This week I traveled to Chicago for the three-day Consortium of School Networks (CoSN) #COSN17 Annual Conference.  And while the official conference theme was “Invent the Future”, it was a different recurring theme that I noted throughout the show: Digital Equity.

In both sessions and conversations, district superintendents, CIO’s, CTO’s and other technology professionals kept referring to digital equity.  In his opening plenary session, Miami-Dade County Public Schools Superintendent and national “2016 Superintendent of the Year” @miamisup Alberto Carvalho emphasized the critical role of digital equity in bridging the achievement and economic gaps within student populations and in ensuring an equitable future for all. 

There appears to be divergent opinions on what exactly “digital equity” means, and what it will take to achieve it.  Some district leaders feel that by providing laptops to the entire student body achieves digital equity.  Others believe that laptops or other devices should only be provided to those students that are unable to afford it.  The most comprehensive definition I heard expanded beyond merely providing a device for the students to take home.  It addressed the question of whether and how the students can connect their devices to the digital curriculums housed within the district’s data centers, or to cloud-based providers. 

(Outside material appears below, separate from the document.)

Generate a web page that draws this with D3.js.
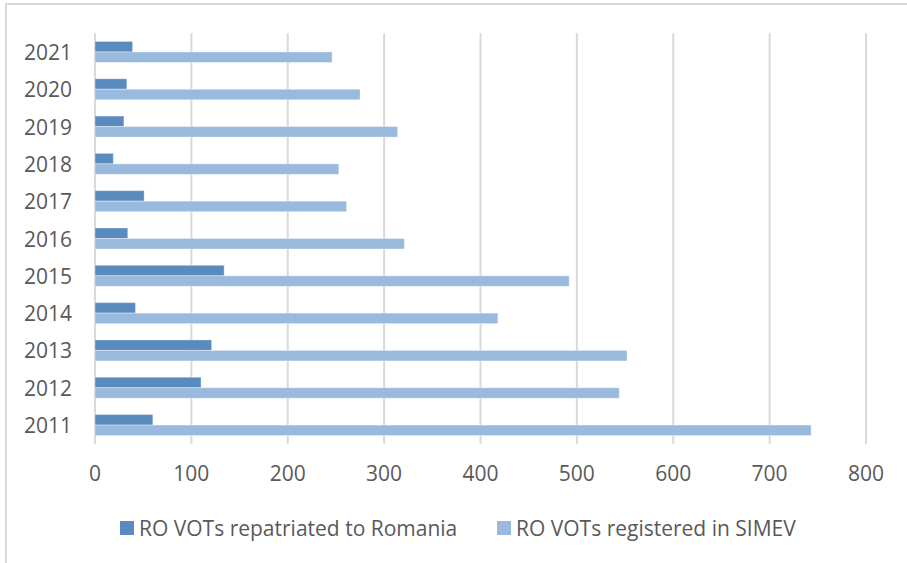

As many district leaders acknowledged, education is no longer a 7:45 a.m. to 3 p.m. issue. It’s now a 24 x7 phenomenon, with the “outside the schoolhouse” component often more important than the classroom experience. And the connectivity requirements are growing by leaps and bounds.

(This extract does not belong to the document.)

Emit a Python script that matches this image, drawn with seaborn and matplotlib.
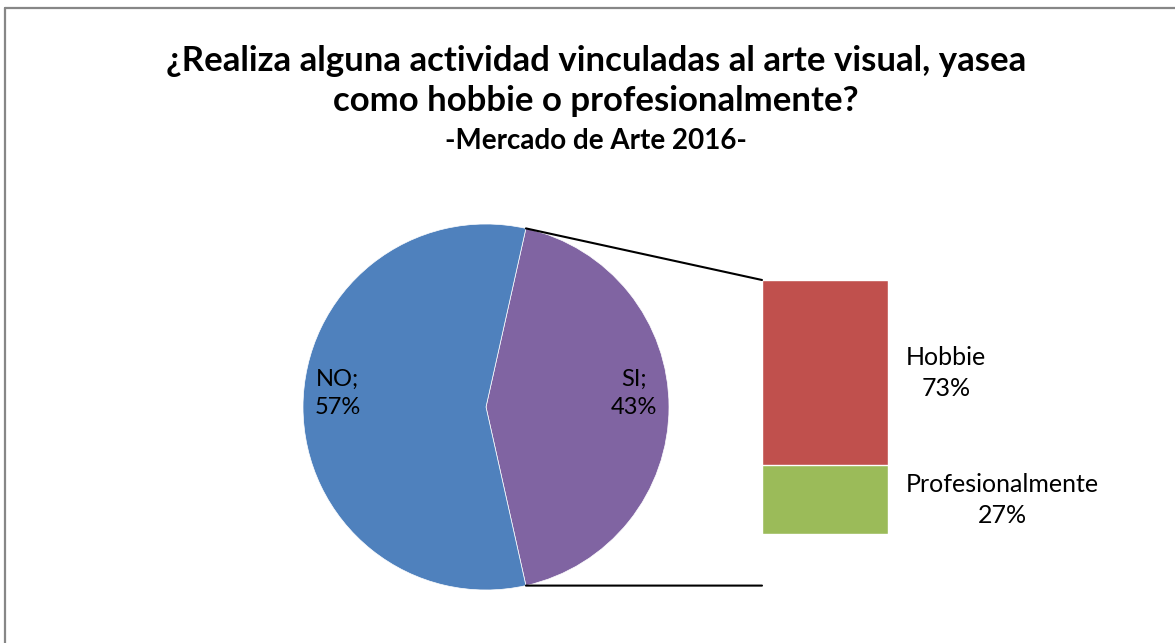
import matplotlib.pyplot as plt
import pandas as pd
import seaborn as sns
import numpy as np
from matplotlib.patches import ConnectionPatch
from matplotlib.lines import Line2D
from matplotlib.transforms import blended_transform_factory

sns.set_theme(style="white")
plt.rcParams["font.family"] = ["Lato", "DejaVu Sans"]
plt.rcParams["text.color"] = "black"

# pie data
pieLabels = ["SI", "NO"]
pieValues = [43, 57]
pieColors = ["#8064A2", "#4F81BD"]

# breakdown of "SI"
barLabels = ["Profesionalmente", "Hobbie"]
barValues = [27, 73]
barColors = ["#9BBB59", "#C0504D"]

titleLines = ["¿Realiza alguna actividad vinculadas al arte visual, yasea",
              "como hobbie o profesionalmente?"]
subTitle = "-Mercado de Arte 2016-"

W, H = 1175, 643
fig = plt.figure(figsize=(W / 100, H / 100), dpi=100)

# frame around chart
fig.add_artist(Line2D([5 / W, 5 / W], [0, 1 - 8 / H], color="#878787", lw=1.6, transform=fig.transFigure))
fig.add_artist(Line2D([5 / W, 1], [1 - 8 / H, 1 - 8 / H], color="#878787", lw=1.6, transform=fig.transFigure))

# pie
axPie = fig.add_axes([303 / W, 53 / H, 366 / W, 366 / H])
startAng = -pieValues[0] / 100 * 180
wedges, texts, autotexts = axPie.pie(
    pieValues, colors=pieColors, startangle=startAng, counterclock=True,
    autopct="%d%%", pctdistance=0.81, radius=1,
    wedgeprops=dict(edgecolor="white", linewidth=0.5),
    textprops=dict(fontsize=17, color="black"))
for t, lab, v in zip(autotexts, pieLabels, pieValues):
    t.set_text(f"{lab};\n{v}%")
    t.set_linespacing(1.45)
    x, y = t.get_position()
    t.set_position((x, y + 0.075))
axPie.set_xlim(-1, 1)
axPie.set_ylim(-1, 1)
axPie.set_aspect("equal")
axPie.axis("off")

# stacked bar (cumulative so the red bar sits on top of the green one)
df = pd.DataFrame({"grupo": ["SI"], "prof": [barValues[0]], "total": [barValues[0] + barValues[1]]})
axBar = fig.add_axes([762 / W, 109 / H, 126 / W, 254 / H])
sns.barplot(data=df, x="grupo", y="total", color=barColors[1], width=1, saturation=1, ax=axBar)
sns.barplot(data=df, x="grupo", y="prof", color=barColors[0], width=1, saturation=1, ax=axBar)
axBar.set_xlim(-0.5, 0.5)
axBar.set_ylim(0, 100)
axBar.axis("off")

bottom = 0
for lab, v in zip(barLabels, barValues):
    axBar.text(1.143, bottom + v / 2, f"{lab}\n{v}%", transform=axBar.get_yaxis_transform(),
               ha="left", va="center", multialignment="center", fontsize=18, linespacing=1.4,
               color="black")
    bottom += v

# connector lines
th1 = np.deg2rad(-startAng)
th2 = np.deg2rad(startAng)
con1 = ConnectionPatch(xyA=(np.cos(th1), np.sin(th1)), coordsA=axPie.transData,
                       xyB=(0, 1), coordsB=axBar.transAxes, color="black", lw=1.5)
lowTrans = blended_transform_factory(axBar.transAxes, axPie.transData)
con2 = ConnectionPatch(xyA=(np.cos(th2), np.sin(th2)), coordsA=axPie.transData,
                       xyB=(0, np.sin(th2)), coordsB=lowTrans, color="black", lw=1.5)
fig.add_artist(con1)
fig.add_artist(con2)

# titles
fig.text(596 / W, 1 - 61 / H, titleLines[0], ha="center", va="center", fontsize=25, fontweight="bold", color="black")
fig.text(596 / W, 1 - 101 / H, titleLines[1], ha="center", va="center", fontsize=25, fontweight="bold", color="black")
fig.text(596 / W, 1 - 141 / H, subTitle, ha="center", va="center", fontsize=20, fontweight="bold", color="black")

fig.savefig("out.png", dpi=100, facecolor="white")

With streaming video, interactive, personalized learning and collaborative, project based lessons, the bandwidth requirements are substantial.  As Mr. Carvalho put it, “digital equality requires a wide digital highway – 1Gig, 10Gig, even 20Gig networks are becoming the norm”.

Bridging the Digital Equity Gap

District leaders are taking innovative approaches to addressing the “beyond the school building” connectivity requirements.  Many districts are opening schools earlier and closing later, so that students that lack broadband access at home can complete their homework using the school’s network.  Others are partnering with libraries and local businesses to extend internet access to their students after school hours and on weekends. 

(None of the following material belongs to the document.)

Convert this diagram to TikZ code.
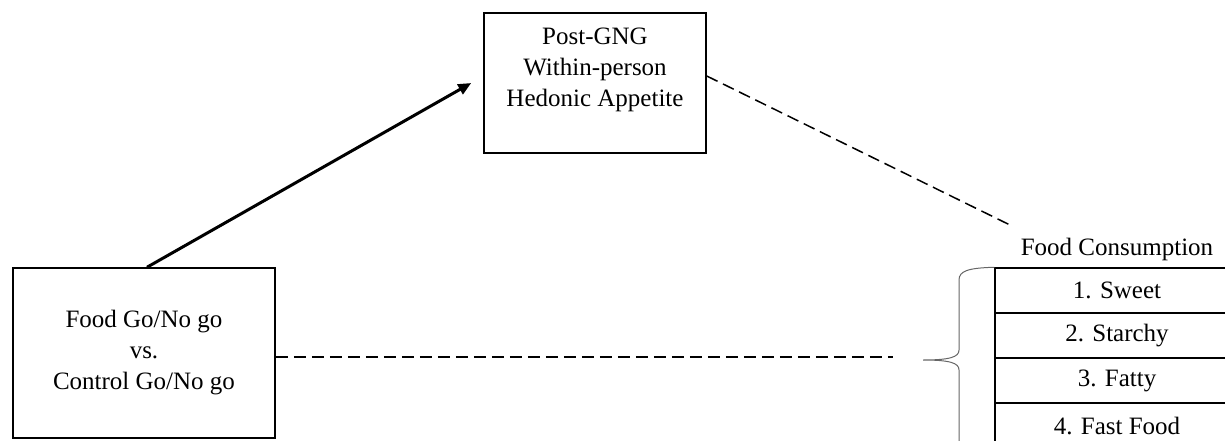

One superintendent stated that “if local businesses allow my students to access the internet from their establishments, I give them publicity to the parents”.

Other innovative CTO’s equip district school buses with network switches and park them in lower-income neighborhoods so that students can access broadband connectivity through the vehicle’s network footprint.

Other district CTO’s are concerned about whether pursuing digital equity can result in “bandwidth inequity”.  Their reasoning is that with more devices accessing bandwidth-intensive content at the same time, they will compete for bandwidth with all the other applications running across the network.   For example, one CTO from a district in Louisiana stated that she expanded her district’s fiber capacity from 1Gbps to 10Gbps.  When I asked, what drove her to do so, she explained that the increase in devices for students coincided with an increase in network congestion. 

The congestion was especially acute during online testing. In fact, she stated that whenever the district was conducting online testing, she had to scale back on of the video applications - which in turn impacted teachers’ lesson plans.

Growing connectivity without a growing budget

Several other CTO’s I spoke with also recently expanded network capacity to avoid “bandwidth inequality” between applications.  The problem they face in doing so is that budgets remain flat.  Many districts report no increases in their IT budgets, and some are experiencing decreases.  Which means that any additional investment in one area such as broadband, comes at the expense of another area. 

Making those decisions is one thing that keeps district technology leaders awake at night.  During the conference opening plenary session, the results of the CoSN 2017 K-12 IT Leadership Survey Report were announced.  Broadband and Network Capacity was rated as the number two priority among the survey respondents.  While this category slipped from its’ number one spot last year, Broadband and Network Capacity is tightly linked to this year’s top priority Mobile Learning. 

The other priorities – cyber security, bring your own device, open educational resources, etc., will compete for scarce budget dollars.   Once again Mr. Cavahlo provided a great perspective and example during his speech.  He said that when facing difficult decisions, “you have to focus on what’s best for the students, and what reflects your district’s values.  If it’s important to you, then find a way to do it.  Budget for what you value, and do what’s best for the kids”.